After completing her high school education at Cardinal Spellman High School in the Bronx, she went to Princeton University, graduating summa cum laude in 1976, and winning the Pyne Prize, one of the highest awards given to undergraduates there.

She studied law at Yale Law School, where she was an editor of the Yale Law Review.

After college, she served as an Assistant District Attorney in New York County.
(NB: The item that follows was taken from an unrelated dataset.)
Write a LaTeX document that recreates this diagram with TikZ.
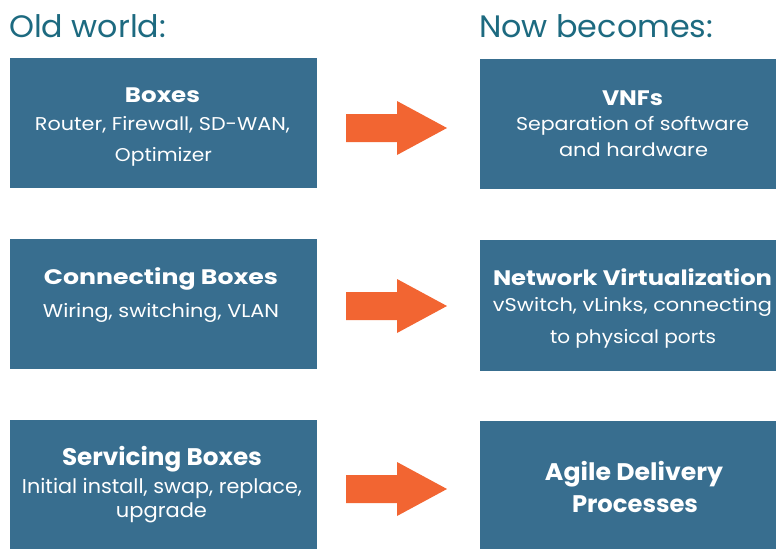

In 1984, she left to enter private practice at the firm of Pavia & Harcourt, where she specialised in intellectual property law.

After seven years in the private sector, Ms Sotomayor was nominated to sit on the US District Court for the Southern District of New York by Republican President George H W Bush, becoming the youngest judge on the court, and the first Hispanic federal judge in the state.

It was while she was sitting on the District Court that she issued one of her more famous rulings: her injunction against Major League Baseball, preventing them from enforcing a new collective bargaining agreement, ended the 1994 baseball strike.

In 1997, she was elevated by Democratic President Bill Clinton to the US Court of Appeals for the Second Circuit, covering New York, Connecticut and Vermont.

She is widely regarded as a moderate - she received appointments from Democratic and Republican presidents, and her nomination to the Second Circuit was approved by a large majority in the Senate, including many Republicans.

Some conservatives - who fear the appointment of "activist" judges to the Supreme Court - object to a remark she made in 2005 at a panel at Duke University that "policy is made" in the courts.

After her nomination was announced, attention was focused on a decision she co-authored in a case involving firefighters in New Haven, Connecticut.

A group of white firefighters had sued city authorities after they were passed over for promotion because the officials had thrown out the results of an exam in which black firefighters had done disproportionately badly.

Ms Sotomayor and her fellow Appeals Court judges ruled that the city authorities had been justified in their actions, because they would have been liable for lawsuits on grounds of racial discrimination if the test results had been accepted.

The decision was overturned, however, when the US Supreme Court looked at the case in June 2009.

Ms Sotomayor faced questions in her Senate confirmation hearings on the ruling, as well as her comment, made in 2001, that she "would hope that a wise Latina woman with the richness of her experiences would more often than not reach a better conclusion than a white male who hasn't lived that life."

But with a large Democratic majority in the Senate, and a number of moderate Republicans prepared to cross the partisan divide, her confirmation was always likely to be smooth.

And so liberals were able to welcome a woman whose biography embodies the American Dream onto the Supreme Court.